In a concurrent private placement, each Purchaser will also receive Warrants to purchase 0.5 of a share of common stock for each share of
common stock purchased in the registered offering. The Warrants have an exercise price of $1.6325 per share, shall be exercisable immediately and will expire five years and six months from the date of issuance. The Warrants are exercisable for cash
or, solely in the absence of an effective registration statement or prospectus, by cashless exercise. The exercise price of the Warrants is not subject to a price-based anti-dilution adjustment. The exercise price of the Warrants is
subject to adjustment in the case of customary events such as stock dividends or other distributions on shares of common stock or any other equity or equity equivalent securities payable in shares of common stock, stock splits, stock combinations,
reclassifications or similar events affecting our common stock, and also, subject to limitations, upon any distribution of assets, including cash, stock or other property to our stockholders. The exercise of the Warrants is subject to certain
beneficial ownership and other limitations set forth in the Warrants.
The Company will receive proceeds from the concurrent private
placement transaction solely to the extent the Warrants are exercised for cash.
On March 20, 2015, the Company issued a press
release announcing the registered offering and the concurrent private placement. A copy of the press is filed as Exhibit 99.1 hereto and is incorporated herein by reference.

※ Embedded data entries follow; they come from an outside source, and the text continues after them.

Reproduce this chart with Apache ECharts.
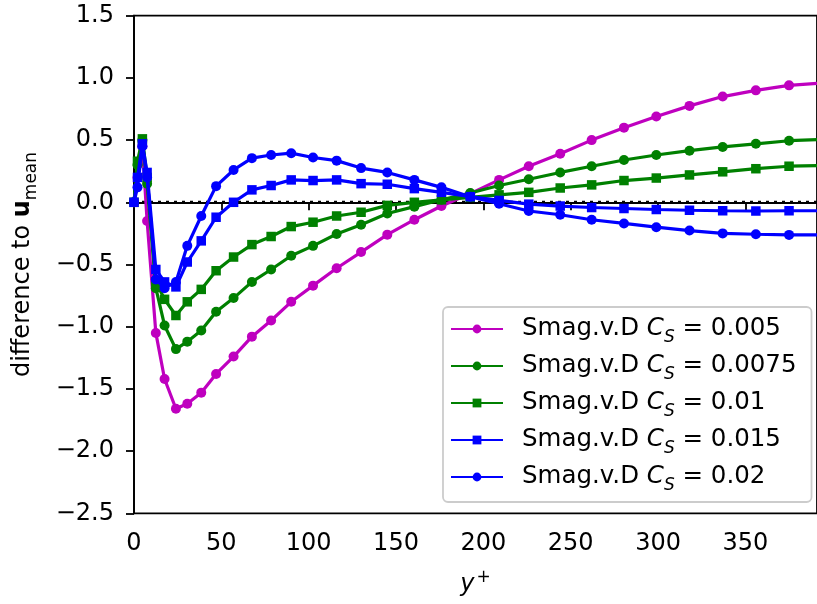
<!DOCTYPE html>
<html>
<head>
<meta charset="utf-8">
<script src="https://cdn.jsdelivr.net/npm/echarts@6/dist/echarts.min.js"></script>
<style>
  html, body { margin: 0; padding: 0; background: #fff; }
  #chart { width: 817px; height: 604px; }
</style>
</head>
<body>
<div id="chart"></div>
<script>
// y+ positions (shared grid)
const yPlus = [0, 2, 4.8, 7.5, 12.5, 17.5, 24, 30.5, 38.5, 47, 57, 67.5, 78.5, 90, 102.5, 116, 130, 145, 160.5, 176, 192.5, 209, 226, 244, 262, 280.5, 299, 318, 337, 356, 375, 394.5];

const cs005 = [0, 0.2, 0.45, -0.15, -1.05, -1.42, -1.66, -1.62, -1.53, -1.38, -1.24, -1.08, -0.95, -0.80, -0.67, -0.53, -0.40, -0.26, -0.14, -0.03, 0.07, 0.18, 0.29, 0.39, 0.50, 0.60, 0.69, 0.775, 0.85, 0.90, 0.94, 0.96];
const cs0075 = [0, 0.3, 0.5, 0.15, -0.69, -0.99, -1.18, -1.12, -1.03, -0.88, -0.77, -0.64, -0.54, -0.43, -0.35, -0.255, -0.18, -0.09, -0.035, 0.02, 0.075, 0.135, 0.185, 0.24, 0.29, 0.34, 0.38, 0.415, 0.445, 0.47, 0.495, 0.505];
const cs01 = [0, 0.33, 0.51, 0.2, -0.64, -0.78, -0.91, -0.80, -0.70, -0.55, -0.44, -0.34, -0.275, -0.195, -0.16, -0.11, -0.08, -0.025, 0.0, 0.02, 0.04, 0.06, 0.08, 0.115, 0.14, 0.175, 0.195, 0.22, 0.245, 0.27, 0.29, 0.295];
const cs015 = [0, 0.2, 0.47, 0.24, -0.54, -0.64, -0.68, -0.48, -0.31, -0.12, 0.0, 0.10, 0.135, 0.18, 0.175, 0.18, 0.15, 0.145, 0.11, 0.08, 0.045, 0.015, -0.015, -0.03, -0.042, -0.05, -0.058, -0.064, -0.068, -0.07, -0.068, -0.068];
const cs02 = [0, 0.12, 0.45, 0.2, -0.62, -0.69, -0.64, -0.35, -0.11, 0.13, 0.26, 0.355, 0.38, 0.395, 0.36, 0.335, 0.275, 0.24, 0.18, 0.12, 0.045, -0.012, -0.07, -0.1, -0.14, -0.17, -0.2, -0.227, -0.25, -0.257, -0.262, -0.262];

const seriesNames = ['Smag.v.D C_S = 0.005', 'Smag.v.D C_S = 0.0075', 'Smag.v.D C_S = 0.01', 'Smag.v.D C_S = 0.015', 'Smag.v.D C_S = 0.02'];
const seriesColors = ['#bf00bf', '#008000', '#008000', '#0000ff', '#0000ff'];
const seriesSymbols = ['circle', 'circle', 'rect', 'rect', 'circle'];
const seriesValues = [cs005, cs0075, cs01, cs015, cs02];

const xTicks = [0, 50, 100, 150, 200, 250, 300, 350];
const yTicks = [-2.5, -2.0, -1.5, -1.0, -0.5, 0.0, 0.5, 1.0, 1.5];

const FONT = 'DejaVu Sans';
const FS = 24;
const LFS = 24.5;
const chart = echarts.init(document.getElementById('chart'), null, { renderer: 'canvas' });

const series = [{
  name: 'zero',
  type: 'line',
  data: [[xTicks[0], 0], [yPlus[yPlus.length - 1], 0]],
  symbol: 'none',
  lineStyle: { color: '#000', width: 3, type: [3, 5] },
  silent: true,
  z: 1
}];
seriesNames.forEach((nm, i) => {
  series.push({
    name: nm,
    type: 'line',
    data: yPlus.map((x, j) => [x, seriesValues[i][j]]),
    symbol: seriesSymbols[i],
    symbolSize: seriesSymbols[i] === 'rect' ? 9.5 : 10,
    showAllSymbol: true,
    lineStyle: { color: seriesColors[i], width: 3.2 },
    itemStyle: { color: seriesColors[i] },
    clip: true,
    z: 2 + i
  });
});

const richBase = { fontFamily: FONT, color: '#000' };

chart.setOption({
  animation: false,
  backgroundColor: '#fff',
  grid: {
    left: 133.3, top: 15.7, right: 0, bottom: 90.7,
    show: true, borderColor: '#000', borderWidth: 1.8, backgroundColor: 'transparent'
  },
  xAxis: {
    type: 'value', min: 0, max: 391, interval: 50,
    name: '{i|y}{p|+}',
    nameLocation: 'middle', nameGap: 56,
    nameTextStyle: {
      rich: {
        i: Object.assign({}, richBase, { fontSize: FS, fontStyle: 'italic', lineHeight: 30 }),
        p: Object.assign({}, richBase, { fontSize: 17, lineHeight: 30, verticalAlign: 'top', padding: [0, 0, 0, 2] })
      }
    },
    axisLine: { lineStyle: { color: '#000', width: 1.8 } },
    axisTick: { length: 8, lineStyle: { color: '#000', width: 1.8 } },
    axisLabel: { margin: 18, fontFamily: FONT, fontSize: FS, color: '#000', showMaxLabel: false },
    splitLine: { show: false }
  },
  yAxis: {
    type: 'value', min: -2.5, max: 1.5, interval: 0.5,
    name: '{n|difference to }{b|u}{s|mean}',
    nameLocation: 'middle', nameGap: 96, nameRotate: 90,
    nameTextStyle: {
      rich: {
        n: Object.assign({}, richBase, { fontSize: FS, lineHeight: 30 }),
        b: Object.assign({}, richBase, { fontSize: FS, fontWeight: 'bold', lineHeight: 30 }),
        s: Object.assign({}, richBase, { fontSize: 17, lineHeight: 30, verticalAlign: 'top', padding: [15, 0, 0, 0] })
      }
    },
    axisLine: { lineStyle: { color: '#000', width: 1.8 } },
    axisTick: { length: 8, lineStyle: { color: '#000', width: 1.8 } },
    axisLabel: {
      margin: 20, fontFamily: FONT, fontSize: FS, color: '#000',
      formatter: v => (v < 0 ? '\u2212' : '') + Math.abs(v).toFixed(1)
    },
    splitLine: { show: false }
  },
  legend: {
    data: seriesNames,
    orient: 'vertical',
    left: 443, top: 307,
    padding: [7, 15, 8, 7],
    itemWidth: 52, itemHeight: 11, itemGap: 5,
    backgroundColor: 'rgba(255,255,255,0.8)',
    borderColor: '#cccccc', borderWidth: 1.8, borderRadius: 5,
    selectedMode: false,
    formatter: name => {
      const parts = name.split('C_S');
      return '{g|}{n|' + parts[0] + '}{i|C}{s|S}{n|' + parts[1] + '}';
    },
    textStyle: {
      rich: {
        g: { width: 14 },
        n: Object.assign({}, richBase, { fontSize: LFS, lineHeight: 30 }),
        i: Object.assign({}, richBase, { fontSize: LFS, fontStyle: 'italic', lineHeight: 30 }),
        s: Object.assign({}, richBase, { fontSize: 17, fontStyle: 'italic', lineHeight: 30, verticalAlign: 'top', padding: [15, 0, 0, 0] })
      }
    }
  },
  series: series
});
</script>
</body>
</html>
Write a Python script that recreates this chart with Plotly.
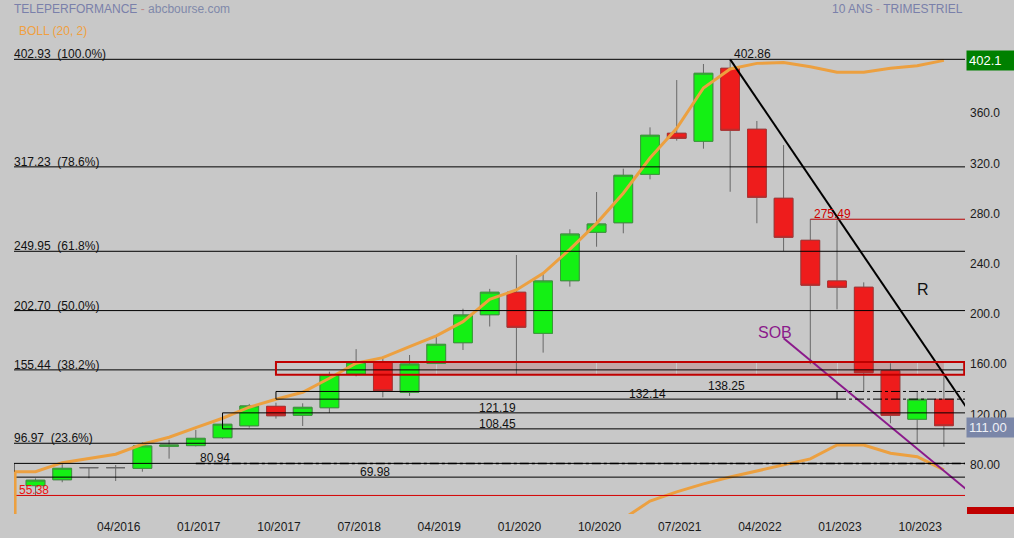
import plotly.graph_objects as go

# ---------------- data ----------------
quarters = ["07/2015", "10/2015", "01/2016", "04/2016", "07/2016", "10/2016",
            "01/2017", "04/2017", "07/2017", "10/2017", "01/2018", "04/2018",
            "07/2018", "10/2018", "01/2019", "04/2019", "07/2019", "10/2019",
            "01/2020", "04/2020", "07/2020", "10/2020", "01/2021", "04/2021",
            "07/2021", "10/2021", "01/2022", "04/2022", "07/2022", "10/2022",
            "01/2023", "04/2023", "07/2023", "10/2023", "01/2024"]

opens = [63.2, 67.9, 77.5, 77.5, 77.0, 94.6, 95.1, 101.4, 110.9, 126.4,
         119.3, 125.3, 152.2, 161.5, 137.6, 160.7, 177.1, 199.4, 217.3, 184.6,
         226.5, 265.1, 272.7, 311.3, 344.0, 337.6, 395.8, 347.2, 292.2, 258.7,
         226.3, 221.3, 154.8, 116.1, 132.0]
highs = [69.0, 81.0, 77.8, 79.6, 97.8, 99.6, 107.6, 114.7, 128.3, 129.3,
         128.8, 154.0, 172.0, 166.0, 167.3, 182.0, 204.2, 220.0, 247.0, 232.4,
         267.5, 297.2, 315.8, 348.7, 386.4, 399.2, 402.86, 353.8, 334.6, 275.49,
         274.5, 225.2, 160.7, 138.1, 151.4]
lows = [55.38, 65.9, 69.1, 66.9, 74.3, 84.7, 94.5, 100.6, 109.4, 116.6,
        110.7, 121.2, 150.3, 133.6, 134.7, 160.0, 171.3, 190.0, 152.2, 169.2,
        221.8, 253.6, 264.3, 307.3, 338.1, 331.7, 297.4, 272.3, 250.2, 160.0,
        203.7, 138.1, 112.9, 96.9, 94.3]
closes = [67.5, 77.0, 77.5, 77.5, 94.8, 95.5, 100.9, 112.1, 126.7, 118.9,
          125.6, 151.6, 161.5, 138.9, 160.1, 175.8, 199.2, 217.3, 189.4, 226.3,
          263.7, 271.7, 310.5, 342.4, 340.0, 391.8, 346.4, 293.0, 261.1, 222.9,
          221.3, 153.2, 119.3, 132.0, 111.0]

# Bollinger (20, 2) upper band, first value is the quarter before the window
boll_upper = [74.3, 74.3, 81.5, 84.9, 88.2, 96.2, 101.8, 109.4, 116.9, 125.7,
              132.0, 137.6, 148.8, 160.7, 165.2, 174.0, 182.5, 193.9, 211.7, 219.1,
              232.4, 251.5, 272.2, 296.2, 324.3, 347.9, 380.1, 395.2, 399.7, 400.4,
              397.0, 392.6, 392.6, 395.8, 397.8, 402.1]
# lower band (only the visible part, from 01/2021)
boll_lower_start = 22
boll_lower = [36.7, 50.9, 58.2, 64.6, 70.1, 75.0, 79.7, 84.5, 95.6, 95.6,
              89.0, 86.3, 75.7]

fib_levels = [402.93, 317.23, 249.95, 202.70, 155.44, 96.97]
fib_pcts = ["100.0%", "78.6%", "61.8%", "50.0%", "38.2%", "23.6%"]

low_mark = 55.38
high_mark = 402.86
res_mark = 275.49
zone_a = (69.98, 80.94)
zone_b = (108.45, 121.19)
zone_c = (132.14, 138.25)
red_zone = (151.6, 161.7)
last_price = 111.00
upper_tag = 402.1

# trend lines: (index, value) anchors
trend_R = [(26, 402.86), (34, 152.0)]
trend_SOB = [(28, 180.6), (34, 75.0)]

y_ticks = [80, 120, 160, 200, 240, 280, 320, 360]
y_ticktext = ["80.00", "120.00", "160.00", "200.0", "240.0", "280.0", "320.0", "360.0"]

# ---------------- layout helpers ----------------
W, H = 1014, 538
ML, MR, MT, MB = 14, 49, 0, 24
PW, PH = W - ML - MR, H - MT - MB
XMIN, XMAX = -0.805, 34.79
YMIN, YMAX = 40.6, 450.2
FONT = "Liberation Sans, Arial, sans-serif"
BG = "#c8c8c8"
ORANGE = "rgb(236,160,64)"


def px(xp):
    return (xp - ML) / PW


def py(yp):
    return (MT + PH - yp) / PH


x = list(range(len(quarters)))

fig = go.Figure()

# wicks (grey) + body
fig.add_trace(go.Candlestick(
    x=x, open=opens, high=highs, low=lows, close=closes,
    increasing=dict(line=dict(color="#686868", width=1), fillcolor="#14f014"),
    decreasing=dict(line=dict(color="#686868", width=1), fillcolor="#ee1c1c"),
    whiskerwidth=0, hoverinfo="skip"))

# coloured body outlines
b_open, b_close, b_hi, b_lo = [], [], [], []
for o, c in zip(opens, closes):
    if o == c:
        b_open.append(None); b_close.append(None); b_hi.append(None); b_lo.append(None)
    else:
        b_open.append(o); b_close.append(c); b_hi.append(max(o, c)); b_lo.append(min(o, c))
fig.add_trace(go.Candlestick(
    x=x, open=b_open, high=b_hi, low=b_lo, close=b_close,
    increasing=dict(line=dict(color="#3a9a3a", width=1), fillcolor="#14f014"),
    decreasing=dict(line=dict(color="#b03030", width=1), fillcolor="#ee1c1c"),
    whiskerwidth=0, hoverinfo="skip"))

# Bollinger bands
fig.add_trace(go.Scatter(x=[-1] + x, y=boll_upper, mode="lines",
                         line=dict(color=ORANGE, width=3), hoverinfo="skip"))
fig.add_trace(go.Scatter(x=list(range(boll_lower_start, boll_lower_start + len(boll_lower))),
                         y=boll_lower, mode="lines",
                         line=dict(color=ORANGE, width=3), hoverinfo="skip"))


def extend(p, xe):
    (x0, y0), (x1, y1) = p
    return [x0, xe], [y0, y0 + (y1 - y0) / (x1 - x0) * (xe - x0)]


rx, ry = extend(trend_R, 37)
fig.add_trace(go.Scatter(x=rx, y=ry, mode="lines", line=dict(color="black", width=2), hoverinfo="skip"))
sx, sy = extend(trend_SOB, 37)
fig.add_trace(go.Scatter(x=sx, y=sy, mode="lines", line=dict(color="#8b1a8b", width=2), hoverinfo="skip"))

shapes = []
# pink zone fill
shapes.append(dict(type="rect", xref="x", yref="y", x0=12, x1=34, y0=red_zone[0], y1=red_zone[1],
                   fillcolor="rgba(185,115,115,0.4)", line=dict(width=0), layer="below"))
# fib lines
for lv in fib_levels:
    shapes.append(dict(type="line", xref="paper", yref="y", x0=0, x1=1, y0=lv, y1=lv,
                       line=dict(color="black", width=1)))
# low mark line (red)
shapes.append(dict(type="line", xref="paper", yref="y", x0=0, x1=1, y0=low_mark, y1=low_mark,
                   line=dict(color="#d40000", width=1)))
# resistance 275.49
shapes.append(dict(type="line", xref="x", yref="y", x0=29, x1=37, y0=res_mark, y1=res_mark,
                   line=dict(color="#b80000", width=1)))
# zone boxes
shapes.append(dict(type="rect", xref="x", yref="y", x0=XMIN, x1=37, y0=zone_a[0], y1=zone_a[1],
                   line=dict(color="black", width=1)))
shapes.append(dict(type="line", xref="x", yref="y", x0=6, x1=37, y0=zone_a[1], y1=zone_a[1],
                   line=dict(color="black", width=1.5, dash="dashdot")))
shapes.append(dict(type="rect", xref="x", yref="y", x0=7, x1=37, y0=zone_b[0], y1=zone_b[1],
                   line=dict(color="black", width=1)))
shapes.append(dict(type="rect", xref="x", yref="y", x0=9, x1=30, y0=zone_c[0], y1=zone_c[1],
                   line=dict(color="black", width=1)))
for lv in zone_c:
    shapes.append(dict(type="line", xref="x", yref="y", x0=30, x1=37, y0=lv, y1=lv,
                       line=dict(color="black", width=1, dash="dashdot")))
shapes.append(dict(type="rect", xref="x", yref="y", x0=9, x1=XMAX - 0.03, y0=red_zone[0], y1=red_zone[1],
                   line=dict(color="#c00000", width=2)))
# band start at left edge
shapes.append(dict(type="line", xref="x", yref="y", x0=XMIN + 0.04, x1=XMIN + 0.04, y0=boll_upper[0], y1=YMIN,
                   line=dict(color=ORANGE, width=3)))
# red tag at bottom right (cut off)
shapes.append(dict(type="rect", xref="paper", yref="paper", x0=px(967), x1=px(1014), y0=py(514), y1=py(507),
                   fillcolor="#c00000", line=dict(width=0)))

ann = []


def text(xp, yp, s, color="#111111", size=12, xanchor="left", **kw):
    ann.append(dict(xref="paper", yref="paper", x=px(xp), y=py(yp), text=s, showarrow=False,
                    xanchor=xanchor, yanchor="middle", font=dict(family=FONT, size=size, color=color), **kw))


def label(xv, yv, s, color="#111111", xanchor="left", xshift=0):
    ann.append(dict(xref="x", yref="y", x=xv, y=yv, text=s, showarrow=False, xanchor=xanchor,
                    yanchor="bottom", xshift=xshift, yshift=-4,
                    font=dict(family=FONT, size=12, color=color)))


text(12, 9, "<span style='color:#7a80aa'>TELEPERFORMANCE</span><span style='color:#c08a8a'> - </span>"
            "<span style='color:#8088aa'>abcbourse.com</span>")
text(17, 31, "BOLL (20, 2)", color="#f0a040")
text(965, 9, "<span style='color:#7a80aa'>10 ANS </span><span style='color:#c08a8a'>-</span>"
             "<span style='color:#7a80aa'> TRIMESTRIEL</span>", xanchor="right")

for lv, pc in zip(fib_levels, fib_pcts):
    label(XMIN, lv, f"{lv:.2f}\u00a0 ({pc})", xshift=-2)

label(26, high_mark, f"{high_mark:.2f}", xshift=2)
label(29, res_mark, f"{res_mark:.2f}", color="#d00000", xshift=2)
label(XMIN, low_mark, f"{low_mark:.2f}", color="#ee1010", xshift=3)
label(6, zone_a[1], f"{zone_a[1]:.2f}", xshift=2)
label(12.7, zone_a[0], f"{zone_a[0]:.2f}", xanchor="center")
label(17.3, zone_b[1], f"{zone_b[1]:.2f}", xanchor="center")
label(17.3, zone_b[0], f"{zone_b[0]:.2f}", xanchor="center")
label(22.9, zone_c[0], f"{zone_c[0]:.2f}", xanchor="center")
label(25.85, zone_c[1], f"{zone_c[1]:.2f}", xanchor="center")

text(775, 333, "SOB", color="#8b1a8b", size=16, xanchor="center")
text(923, 289, "R", color="#111111", size=16, xanchor="center")

# price tags on the right axis
ann.append(dict(xref="paper", yref="y", x=1, y=upper_tag, text=f"{upper_tag:.1f}", showarrow=False,
                xanchor="left", yanchor="middle", xshift=1, bgcolor="#008000", width=44, align="left",
                borderpad=2, font=dict(family=FONT, size=13, color="white")))
ann.append(dict(xref="paper", yref="y", x=1, y=last_price, text=f"{last_price:.2f}", showarrow=False,
                xanchor="left", yanchor="middle", xshift=1, yshift=-2, bgcolor="#7a86a8", width=44,
                align="left", borderpad=2, font=dict(family=FONT, size=13, color="#eef0f6")))

fig.update_layout(
    width=W, height=H, margin=dict(l=ML, r=MR, t=MT, b=MB, pad=0),
    paper_bgcolor=BG, plot_bgcolor=BG, showlegend=False,
    boxgap=0.3, boxgroupgap=0,
    shapes=shapes, annotations=ann,
    font=dict(family=FONT, size=12, color="#111111"),
    xaxis=dict(range=[XMIN, XMAX], tickmode="array", tickvals=x[3::3], ticktext=quarters[3::3],
               showgrid=True, gridcolor=BG, gridwidth=1, zeroline=False, showline=False, ticks="",
               tickfont=dict(family=FONT, size=12, color="#1a1a1a"), ticklabelshift=3,
               ticklabelstandoff=4, rangeslider=dict(visible=False), fixedrange=True),
    yaxis=dict(range=[YMIN, YMAX], side="right", tickmode="array", tickvals=y_ticks, ticktext=y_ticktext,
               showgrid=False, zeroline=False, showline=False, ticks="", ticklabelstandoff=4,
               tickfont=dict(family=FONT, size=12, color="#1a1a1a"), fixedrange=True),
)

fig.write_html("out.html", config={"staticPlot": True},
               post_script="document.body.style.margin='0';document.body.style.background='#c8c8c8';")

The foregoing summaries of the Purchase Agreement, Warrants and Compensation Warrants are
subject to, and qualified in their entirety by, such documents attached hereto as Exhibits 1.1, 4.1 and 4.2, respectively, which are incorporated herein by reference. Certain of these documents contain representations and warranties and other
statements which are not for the benefit of any party other than the parties to such document or agreement and are not intended as a document for investors (to the extent they are not a party to such agreement) or the public generally to obtain
factual information about us.
A copy of the opinion of Manatt, Phelps & Phillips, LLP relating to the legality of the
issuance of the shares of common stock is attached hereto as Exhibit 5.1.
Adjustment of Exercise Price of other Warrants
As a result of the registered offering and the concurrent private placement, the exercise price of the Term A and Term B warrants issued in the
Companys underwritten public offering that closed on August 9, 2013, will each be adjusted to $1.6325 due to the price-based anti-dilution adjustment mechanisms in such warrants which provides that if the Company sells shares of common
stock or common stock equivalents at an effective per share price less than the then exercise price of such warrants, that the exercise price of the Term A and Term B warrants will be reset to such lower price. This feature will terminate when the
volume-weighted average price of our common stock as reported by our principal trading market exceeds 300% of the then exercise price of the warrant for thirty consecutive trading days and does not apply to certain exempt issuances, including, in
certain circumstances, issuances under equity incentive plans, securities issued upon exercise or conversion of existing securities or securities issued in connection with acquisitions or strategic transactions.
Each Term B warrant expires on August 9, 2015 and each Term A warrant expires on August 9, 2018.